The Watters court relied upon statutory construction and legislative intent, noting that "whether a statutory provision is interpreted as mandatory or discretionary depends upon the intent of the legislature. "(Watters, at 382; see also People v. Porter, 122 Ill. 2d 64(1988)). The court further noted that "while the language of section 5-5-3(c)(2)(C), on its face, appears to leave no room for discretion under any circumstances, we are mindful that the entire criminal code and each of its sections must be considered in determining legislative intent." (Watters, at 386).
As a last note on Watters, the Supreme Court addressed the "least restrictive alternative" approach to sentencing which was codified in 1978, thus allowing probation to become the preferred disposition of all offenses for which it was authorized. This approach bolsters the argument that the Legislature intended to allow discretion under certain provisions of the Code of Criminal Procedure, including the "special penalty provision" of 720 ILCS 5/12-4.3.
There exists clear authority in Illinois for the proposition that the sentencing provisions of 730 ILCS 5/5-5-3 are not all-inclusive, and that the provisions of that section must be read in conjunction with the other sections of the Code of Criminal Procedure. It is clear from the language of the "specialty penalty provision" of 720 ILCS 5/12-4.3 and other sections of the Code that the Legislature intended to allow a court to defer further proceedings, including sentencing under the Unified Code of Corrections, Section 5/5-5-3, and instead allow an offender to be placed upon probation as a means of rehabilitation for the offense.

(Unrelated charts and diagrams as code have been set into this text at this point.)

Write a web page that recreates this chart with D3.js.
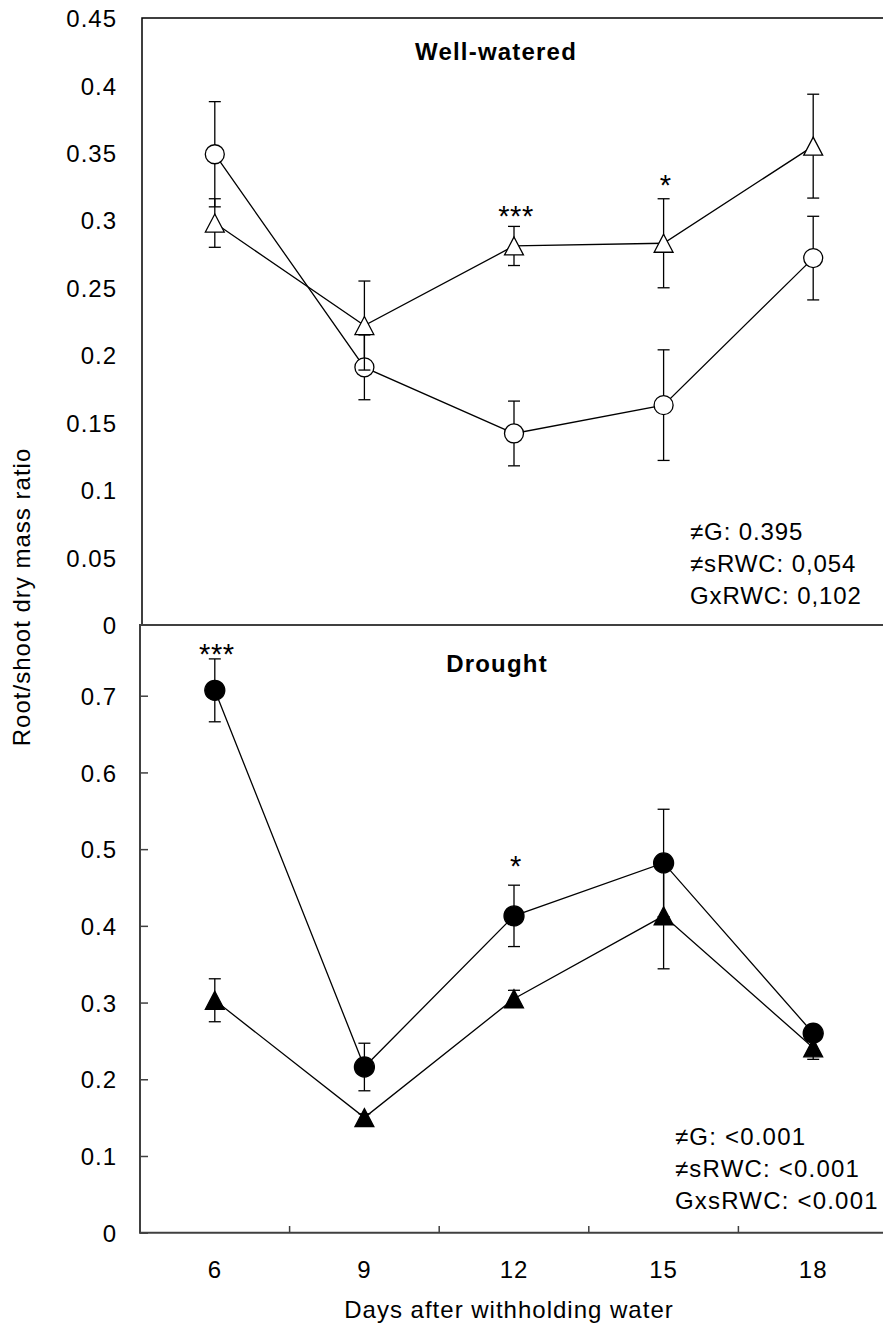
<!DOCTYPE html>
<html>
<head>
<meta charset="utf-8">
<script src="https://cdn.jsdelivr.net/npm/d3@7"></script>
<style>
  body { margin: 0; background: #fff; }
  text { font-family: "Liberation Sans", Arial, sans-serif; fill: #000; }
</style>
</head>
<body>
<div id="chart"></div>
<script>
// days after withholding water
var days = [6, 9, 12, 15, 18];

// well-watered panel (open symbols)
var ww_circle = [0.349, 0.191, 0.142, 0.163, 0.272];
var ww_circle_se = [0.039, 0.024, 0.024, 0.041, 0.031];
var ww_tri = [0.298, 0.222, 0.281, 0.283, 0.355];
var ww_tri_se = [0.018, 0.033, 0.0145, 0.033, 0.0385];

// drought panel (filled symbols)
var dr_circle = [0.707, 0.216, 0.413, 0.482, 0.26];
var dr_circle_se = [0.041, 0.031, 0.04, 0.07, 0.01];
var dr_tri = [0.303, 0.15, 0.305, 0.413, 0.241];
var dr_tri_se = [0.028, 0.005, 0.011, 0.069, 0.015];

var top_ticks = [0, 0.05, 0.1, 0.15, 0.2, 0.25, 0.3, 0.35, 0.4, 0.45];
var bot_ticks = [0, 0.1, 0.2, 0.3, 0.4, 0.5, 0.6, 0.7];

var top_stars = [{ day: 12, s: "***" }, { day: 15, s: "*" }];
var bot_stars = [{ day: 6, s: "***" }, { day: 12, s: "*" }];

var top_stats = ["≠G: 0.395", "≠sRWC: 0,054", "GxRWC: 0,102"];
var bot_stats = ["≠G: <0.001", "≠sRWC: <0.001", "GxsRWC: <0.001"];

var W = 883, H = 1328;
var svg = d3.select("#chart").append("svg").attr("width", W).attr("height", H);

var x = d3.scaleBand().domain(days).range([140, 888]);
var cx = (d) => x(d) + x.bandwidth() / 2;
var yTop = d3.scaleLinear().domain([0, 0.45]).range([625, 18]);
var yBot = d3.scaleLinear().domain([0, 0.8]).range([1232.7, 619]);

var fs = 24;
var axis_grey = "#404040";

function tri(h) {
  return `M0,${-h}L${h * 1.05},${h}L${-h * 1.05},${h}Z`;
}

function series(g, y, vals, se, shape, fill, r) {
  var data = days.map((d, i) => ({ d: d, v: vals[i], e: se[i] }));
  g.append("path")
    .attr("fill", "none")
    .attr("stroke", "#000")
    .attr("stroke-width", 1.3)
    .attr("d", d3.line().x((p) => cx(p.d)).y((p) => y(p.v))(data));
  var eb = g.append("g").attr("stroke", "#000").attr("stroke-width", 1.3);
  data.forEach(function (p) {
    eb.append("line").attr("x1", cx(p.d)).attr("x2", cx(p.d))
      .attr("y1", y(p.v - p.e)).attr("y2", y(p.v + p.e));
    [p.v - p.e, p.v + p.e].forEach(function (v) {
      eb.append("line").attr("x1", cx(p.d) - 6).attr("x2", cx(p.d) + 6)
        .attr("y1", y(v)).attr("y2", y(v));
    });
  });
  data.forEach(function (p) {
    if (shape == "circle") {
      g.append("circle").attr("cx", cx(p.d)).attr("cy", y(p.v)).attr("r", r)
        .attr("fill", fill).attr("stroke", "#000").attr("stroke-width", 1.3);
    } else {
      g.append("path").attr("d", tri(r - 0.5))
        .attr("transform", `translate(${cx(p.d)},${y(p.v)})`)
        .attr("fill", fill).attr("stroke", "#000").attr("stroke-width", 1.3);
    }
  });
}

// ---- top panel (well-watered)
var gt = svg.append("g");
gt.append("path").attr("fill", "none").attr("stroke", "#000").attr("stroke-width", 1.5)
  .attr("d", `M142,625V18H883`);
var topAxis = gt.append("g").attr("transform", "translate(142,0)")
  .call(d3.axisLeft(yTop).tickValues(top_ticks).tickSize(0).tickPadding(25).tickFormat((d) => String(d)));
topAxis.select(".domain").remove();
topAxis.selectAll("text").style("font-size", fs + "px").style("letter-spacing", "1px")
  .attr("font-family", null).attr("dy", "0.36em");

series(gt, yTop, ww_circle, ww_circle_se, "circle", "#fff", 9.5);
series(gt, yTop, ww_tri, ww_tri_se, "tri", "#fff", 9.5);

gt.append("text").attr("x", 496).attr("y", 60).attr("text-anchor", "middle")
  .style("font-size", fs + "px").style("font-weight", "bold").style("letter-spacing", "1.2px")
  .text("Well-watered");
gt.selectAll(".star").data(top_stars).enter().append("text")
  .attr("x", (d) => cx(d.day) + 2).attr("y", (d) => (d.s == "*" ? 195 : 226))
  .attr("text-anchor", "middle").style("font-size", "29px").style("letter-spacing", "0.5px")
  .text((d) => d.s);
gt.selectAll(".stat").data(top_stats).enter().append("text")
  .attr("x", 690).attr("y", (d, i) => 540 + i * 32)
  .style("font-size", fs + "px").style("letter-spacing", "0.9px")
  .text((d) => d);

// ---- bottom panel (drought)
var gb = svg.append("g");
var botAxis = gb.append("g").attr("transform", "translate(140,0)")
  .call(d3.axisLeft(yBot).tickValues(bot_ticks).tickSizeInner(-8).tickSizeOuter(0).tickPadding(23).tickFormat((d) => String(d)));
botAxis.select(".domain").remove();
botAxis.selectAll("line").attr("stroke", axis_grey).attr("stroke-width", 1.5);
botAxis.selectAll("text").style("font-size", fs + "px").style("letter-spacing", "1px")
  .attr("font-family", null).attr("dy", "0.36em");

var xAxis = gb.append("g").attr("transform", "translate(0,1232.7)")
  .call(d3.axisBottom(x).tickSize(0).tickPadding(28));
xAxis.select(".domain").remove();
xAxis.selectAll("text").style("font-size", fs + "px").style("letter-spacing", "1px")
  .attr("font-family", null);

gb.selectAll(".xtick").data(days.slice(1)).enter().append("line")
  .attr("x1", (d) => x(d)).attr("x2", (d) => x(d))
  .attr("y1", 1232.7).attr("y2", 1226)
  .attr("stroke", axis_grey).attr("stroke-width", 1.5);

gb.append("path").attr("fill", "none").attr("stroke", axis_grey).attr("stroke-width", 2)
  .attr("d", `M139,625H883M140,625V1232.7H883`);

series(gb, yBot, dr_circle, dr_circle_se, "circle", "#000", 10);
series(gb, yBot, dr_tri, dr_tri_se, "tri", "#000", 9.5);

gb.append("text").attr("x", 497).attr("y", 672).attr("text-anchor", "middle")
  .style("font-size", fs + "px").style("font-weight", "bold").style("letter-spacing", "1.2px")
  .text("Drought");
gb.selectAll(".star").data(bot_stars).enter().append("text")
  .attr("x", (d) => cx(d.day) + 2).attr("y", (d) => (d.s == "*" ? 876 : 664))
  .attr("text-anchor", "middle").style("font-size", "29px").style("letter-spacing", "0.5px")
  .text((d) => d.s);
gb.selectAll(".stat").data(bot_stats).enter().append("text")
  .attr("x", 675).attr("y", (d, i) => 1145 + i * 32)
  .style("font-size", fs + "px").style("letter-spacing", "1.2px")
  .text((d) => d);

// axis titles
svg.append("text").attr("x", 509).attr("y", 1318).attr("text-anchor", "middle")
  .style("font-size", fs + "px").style("letter-spacing", "1px")
  .text("Days after withholding water");
svg.append("text").attr("transform", "translate(30,597) rotate(-90)").attr("text-anchor", "middle")
  .style("font-size", fs + "px").style("letter-spacing", "1px")
  .text("Root/shoot dry mass ratio");
</script>
</body>
</html>
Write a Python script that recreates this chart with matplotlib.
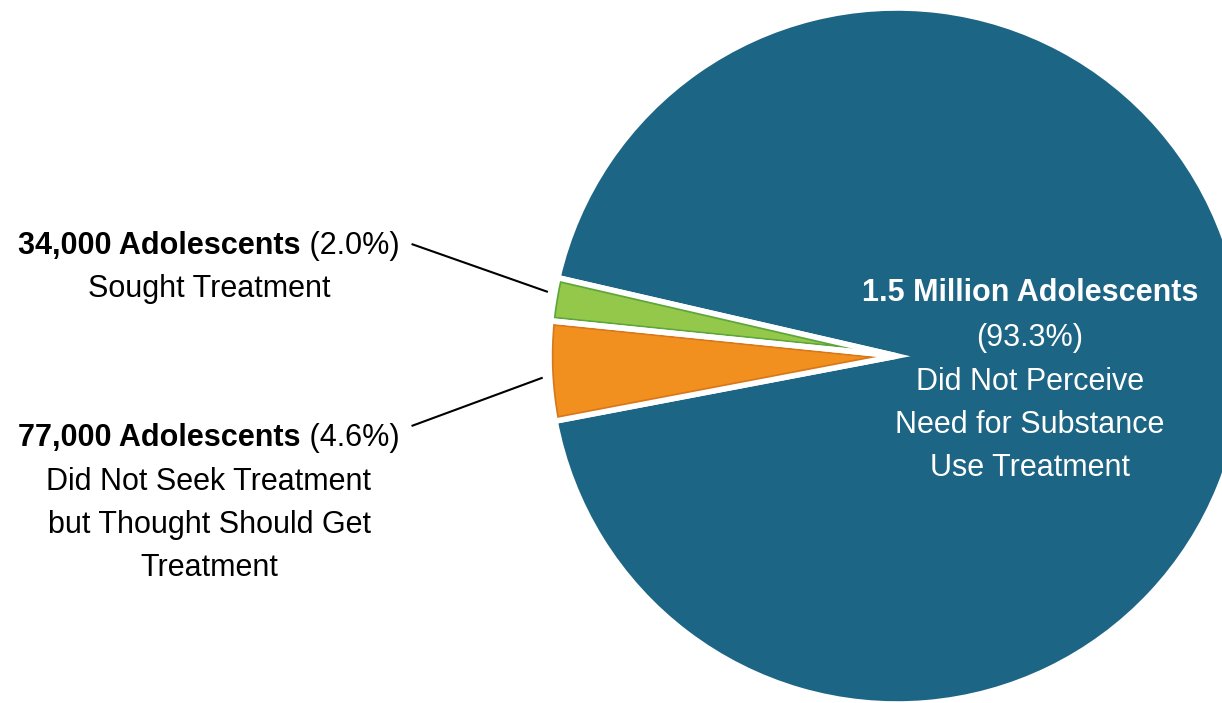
import numpy as np
import matplotlib.pyplot as plt
from matplotlib.patches import Wedge

# slice data (share of adolescents needing substance use treatment)
shares = [2.0, 4.6, 93.3]
colors = ["#93c84b", "#f1901f", "#1d6584"]
edge_dark = ["#5ea53a", "#d9781a"]

green_bold = "34,000 Adolescents"
green_pct = " (2.0%)"
green_lines = ["Sought Treatment"]

orange_bold = "77,000 Adolescents"
orange_pct = " (4.6%)"
orange_lines = ["Did Not Seek Treatment", "but Thought Should Get", "Treatment"]

blue_bold = "1.5 Million Adolescents"
blue_lines = ["(93.3%)", "Did Not Perceive", "Need for Substance", "Use Treatment"]

W, H = 1222, 703
FONT = ["Liberation Sans", "DejaVu Sans"]
FS = 22
STEP = 43.5


def py(y):
    # pixel row (from top) -> data y
    return H - y


fig = plt.figure(figsize=(W / 100, H / 100), dpi=100)
ax = fig.add_axes([0, 0, 1, 1])

wedges, _ = ax.pie(shares, colors=colors, startangle=167, counterclock=True,
                   center=(897, py(356)), radius=348, frame=True,
                   wedgeprops=dict(edgecolor="white", linewidth=4))
ax.set_xlim(0, W)
ax.set_ylim(0, H)
ax.set_aspect("equal")
ax.axis("off")

# thin darker rim inside the small slices, then the white gap on top again
for w, ec in zip(wedges[:2], edge_dark):
    rim = Wedge(w.center, w.r, w.theta1, w.theta2, facecolor="none",
                edgecolor=ec, linewidth=6.5)
    ax.add_patch(rim)
    rim.set_clip_path(w)
for w in wedges[:2]:
    ax.add_patch(Wedge(w.center, w.r, w.theta1, w.theta2, facecolor="none",
                       edgecolor="white", linewidth=4))

renderer = fig.canvas.get_renderer()


def mixed_line(cx, y, bold, regular, color="black"):
    tb = ax.text(0, 0, bold, fontsize=FS, fontweight="bold", family=FONT)
    tr = ax.text(0, 0, regular, fontsize=FS, family=FONT)
    wb = tb.get_window_extent(renderer).width
    wr = tr.get_window_extent(renderer).width
    x0 = cx - (wb + wr) / 2
    for t, x in ((tb, x0), (tr, x0 + wb)):
        t.set_position((x, py(y)))
        t.set_va("center")
        t.set_color(color)
    return x0 + wb + wr


def plain_lines(cx, y0, lines, color="black"):
    for i, s in enumerate(lines):
        ax.text(cx, py(y0 + i * STEP), s, fontsize=FS, family=FONT,
                ha="center", va="center", color=color)


def leader(x_text, y_text, wedge, angle_shift=0.0, rfac=1.02):
    mid = np.deg2rad((wedge.theta1 + wedge.theta2) / 2 + angle_shift)
    cx, cy = wedge.center
    xe = cx + wedge.r * rfac * np.cos(mid)
    ye = cy + wedge.r * rfac * np.sin(mid)
    ax.plot([x_text, xe], [py(y_text), ye], color="black", lw=1.5,
            solid_capstyle="butt")


# green label
xr = mixed_line(209, 246, green_bold, green_pct)
plain_lines(209, 246 + STEP, green_lines)
leader(xr + 12, 244, wedges[0], -1.0)

# orange label
xr = mixed_line(209, 438, orange_bold, orange_pct)
plain_lines(209, 438 + STEP, orange_lines)
leader(xr + 12, 426, wedges[1], 1.0)

# blue label
ax.text(1030, py(293), blue_bold, fontsize=FS, fontweight="bold",
        family=FONT, ha="center", va="center", color="white")
plain_lines(1030, 293 + 45, blue_lines, color="white")

fig.savefig("out.png", dpi=100)
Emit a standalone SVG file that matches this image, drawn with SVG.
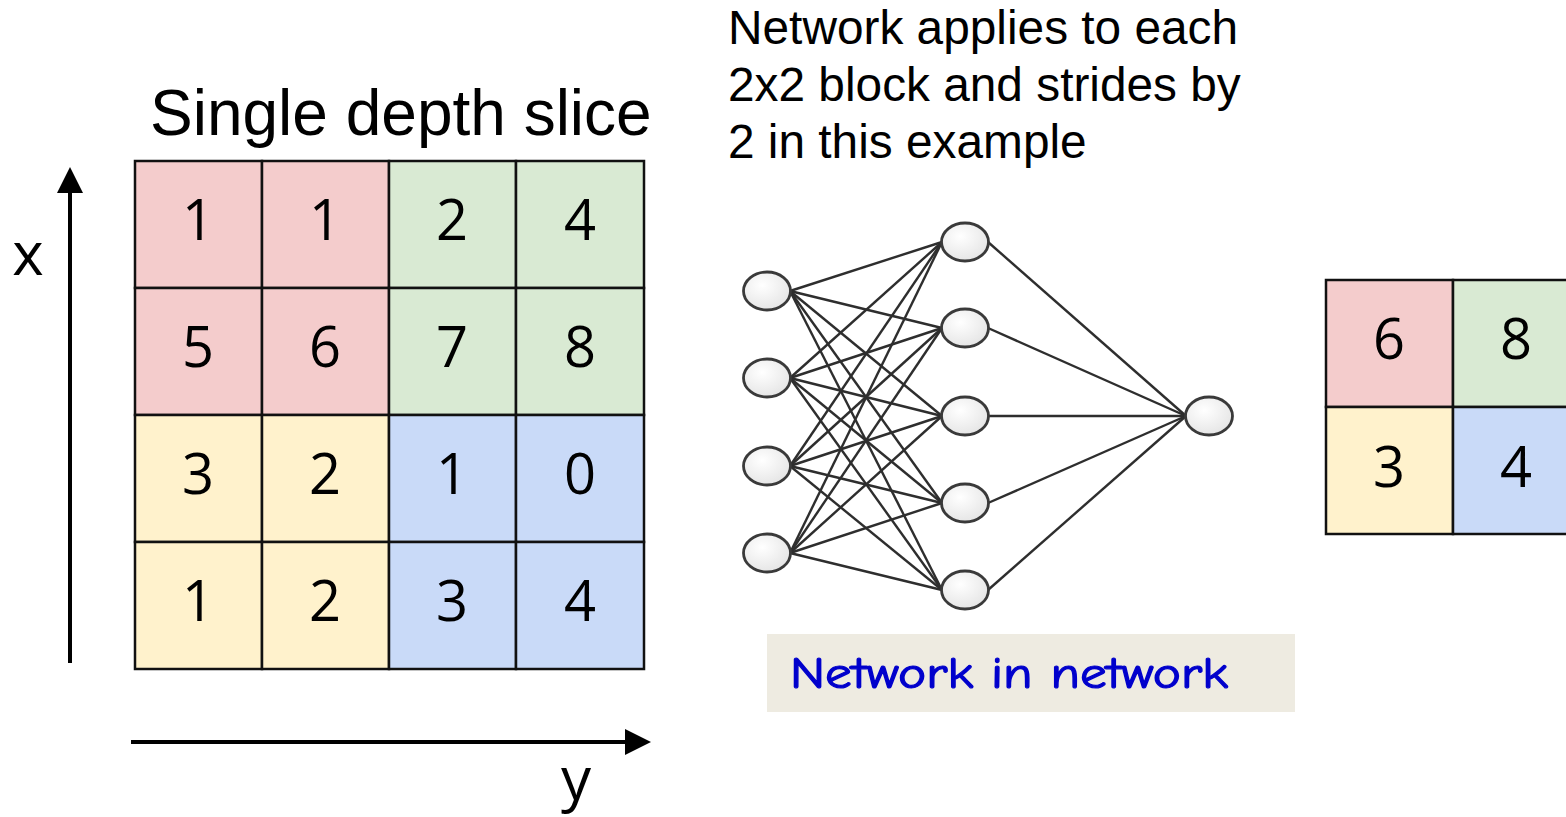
<svg xmlns="http://www.w3.org/2000/svg" width="1566" height="817" viewBox="0 0 1566 817">
<style>
.cell{stroke:#111;stroke-width:2.5}
.pk{fill:#F4CCCC}.gr{fill:#D9EAD3}.ye{fill:#FFF2CC}.bl{fill:#C9DAF8}
.num{font-family:"Open Sans","Noto Sans",sans-serif;font-size:56px;fill:#000;text-anchor:middle}
.ax{stroke:#000;stroke-width:4;fill:none}
.lbl{font-family:"Liberation Sans",Arial,sans-serif;fill:#000}
.nn{fill:url(#ng);stroke:#3a3a3a;stroke-width:2.8}
.w{stroke:#2e2e2e;stroke-width:2.4;fill:none}
</style>
<defs>
<radialGradient id="ng" cx="0.4" cy="0.35" r="0.75">
<stop offset="0" stop-color="#ffffff"/><stop offset="1" stop-color="#e2e2e2"/>
</radialGradient>
</defs>
<rect width="1566" height="817" fill="#fff"/>

<g id="title"><text class="lbl" x="150" y="135" font-size="64">Single depth slice</text></g>
<g id="caption"><text class="lbl" font-size="47.8"><tspan x="728" y="44">Network applies to each</tspan><tspan x="728" y="101">2x2 block and strides by</tspan><tspan x="728" y="158">2 in this example</tspan></text></g>

<g id="axes">
<line class="ax" x1="70" y1="663" x2="70" y2="190"/>
<polygon points="57,193 83,193 70,167" fill="#000"/>
<line class="ax" x1="131" y1="742" x2="628" y2="742"/>
<polygon points="625,729 625,755 651,742" fill="#000"/>
<text x="28" y="275" font-family="Open Sans,sans-serif" font-size="60" text-anchor="middle">x</text>
<text x="576" y="800" font-family="Open Sans,sans-serif" font-size="60" text-anchor="middle">y</text>
</g>

<g id="input-grid">
<rect class="cell pk" x="135" y="161" width="127" height="127"/>
<rect class="cell pk" x="262" y="161" width="127" height="127"/>
<rect class="cell gr" x="389" y="161" width="127" height="127"/>
<rect class="cell gr" x="516" y="161" width="128" height="127"/>
<rect class="cell pk" x="135" y="288" width="127" height="127"/>
<rect class="cell pk" x="262" y="288" width="127" height="127"/>
<rect class="cell gr" x="389" y="288" width="127" height="127"/>
<rect class="cell gr" x="516" y="288" width="128" height="127"/>
<rect class="cell ye" x="135" y="415" width="127" height="127"/>
<rect class="cell ye" x="262" y="415" width="127" height="127"/>
<rect class="cell bl" x="389" y="415" width="127" height="127"/>
<rect class="cell bl" x="516" y="415" width="128" height="127"/>
<rect class="cell ye" x="135" y="542" width="127" height="127"/>
<rect class="cell ye" x="262" y="542" width="127" height="127"/>
<rect class="cell bl" x="389" y="542" width="127" height="127"/>
<rect class="cell bl" x="516" y="542" width="128" height="127"/>
<text class="num" x="198" y="240">1</text><text class="num" x="325" y="240">1</text><text class="num" x="452" y="240">2</text><text class="num" x="580" y="240">4</text>
<text class="num" x="198" y="367">5</text><text class="num" x="325" y="367">6</text><text class="num" x="452" y="367">7</text><text class="num" x="580" y="367">8</text>
<text class="num" x="198" y="494">3</text><text class="num" x="325" y="494">2</text><text class="num" x="452" y="494">1</text><text class="num" x="580" y="494">0</text>
<text class="num" x="198" y="621">1</text><text class="num" x="325" y="621">2</text><text class="num" x="452" y="621">3</text><text class="num" x="580" y="621">4</text>
</g>

<g id="output-grid">
<rect class="cell pk" x="1326" y="280" width="127" height="127"/>
<rect class="cell gr" x="1453" y="280" width="127" height="127"/>
<rect class="cell ye" x="1326" y="407" width="127" height="127"/>
<rect class="cell bl" x="1453" y="407" width="127" height="127"/>
<text class="num" x="1389" y="359">6</text><text class="num" x="1516" y="359">8</text>
<text class="num" x="1389" y="487">3</text><text class="num" x="1516" y="487">4</text>
</g>

<g id="connectors">
<line class="w" x1="790" y1="291" x2="942" y2="242"/><line class="w" x1="790" y1="291" x2="942" y2="328"/><line class="w" x1="790" y1="291" x2="942" y2="416"/><line class="w" x1="790" y1="291" x2="942" y2="503"/><line class="w" x1="790" y1="291" x2="942" y2="590"/>
<line class="w" x1="790" y1="378" x2="942" y2="242"/><line class="w" x1="790" y1="378" x2="942" y2="328"/><line class="w" x1="790" y1="378" x2="942" y2="416"/><line class="w" x1="790" y1="378" x2="942" y2="503"/><line class="w" x1="790" y1="378" x2="942" y2="590"/>
<line class="w" x1="790" y1="466" x2="942" y2="242"/><line class="w" x1="790" y1="466" x2="942" y2="328"/><line class="w" x1="790" y1="466" x2="942" y2="416"/><line class="w" x1="790" y1="466" x2="942" y2="503"/><line class="w" x1="790" y1="466" x2="942" y2="590"/>
<line class="w" x1="790" y1="553" x2="942" y2="242"/><line class="w" x1="790" y1="553" x2="942" y2="328"/><line class="w" x1="790" y1="553" x2="942" y2="416"/><line class="w" x1="790" y1="553" x2="942" y2="503"/><line class="w" x1="790" y1="553" x2="942" y2="590"/>
<line class="w" x1="988" y1="242" x2="1186" y2="416"/><line class="w" x1="988" y1="328" x2="1186" y2="416"/><line class="w" x1="988" y1="416" x2="1186" y2="416"/><line class="w" x1="988" y1="503" x2="1186" y2="416"/><line class="w" x1="988" y1="590" x2="1186" y2="416"/>
</g>

<g id="input-nodes">
<ellipse class="nn" cx="767" cy="291" rx="23.5" ry="19"/>
<ellipse class="nn" cx="767" cy="378" rx="23.5" ry="19"/>
<ellipse class="nn" cx="767" cy="466" rx="23.5" ry="19"/>
<ellipse class="nn" cx="767" cy="553" rx="23.5" ry="19"/>
</g>
<g id="hidden-nodes">
<ellipse class="nn" cx="965" cy="242" rx="23.5" ry="19"/>
<ellipse class="nn" cx="965" cy="328" rx="23.5" ry="19"/>
<ellipse class="nn" cx="965" cy="416" rx="23.5" ry="19"/>
<ellipse class="nn" cx="965" cy="503" rx="23.5" ry="19"/>
<ellipse class="nn" cx="965" cy="590" rx="23.5" ry="19"/>
</g>
<g id="output-node">
<ellipse class="nn" cx="1209" cy="416" rx="23.5" ry="19"/>
</g>

<g id="nin-label">
<rect x="767" y="634" width="528" height="78" fill="#EEEBE1"/>
<text x="790" y="688" font-family="'Comic Sans MS','Comic Neue','DejaVu Sans',sans-serif" font-size="44" fill="#0000CC" stroke="#0000CC" stroke-width="1.2" textLength="438" lengthAdjust="spacingAndGlyphs">Network in network</text>
</g>
</svg>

In setting forth the terms of such probation, the Legislature granted authority to the trial court to determine that the provisions of Section 5/5-5-3 must yield to the court's authority to tailor an appropriate remedy for the offense of Aggravated Battery of a Child, just as a court has authority to tailor a remedy for a first offender under the Cannabis Control Act and the Illinois Controlled Substances Act. Considering the other range of penalties which can be imposed in situations such as this, arguing for a "special penalty provision" is certainly worth a try in any case in which such a possibility exists.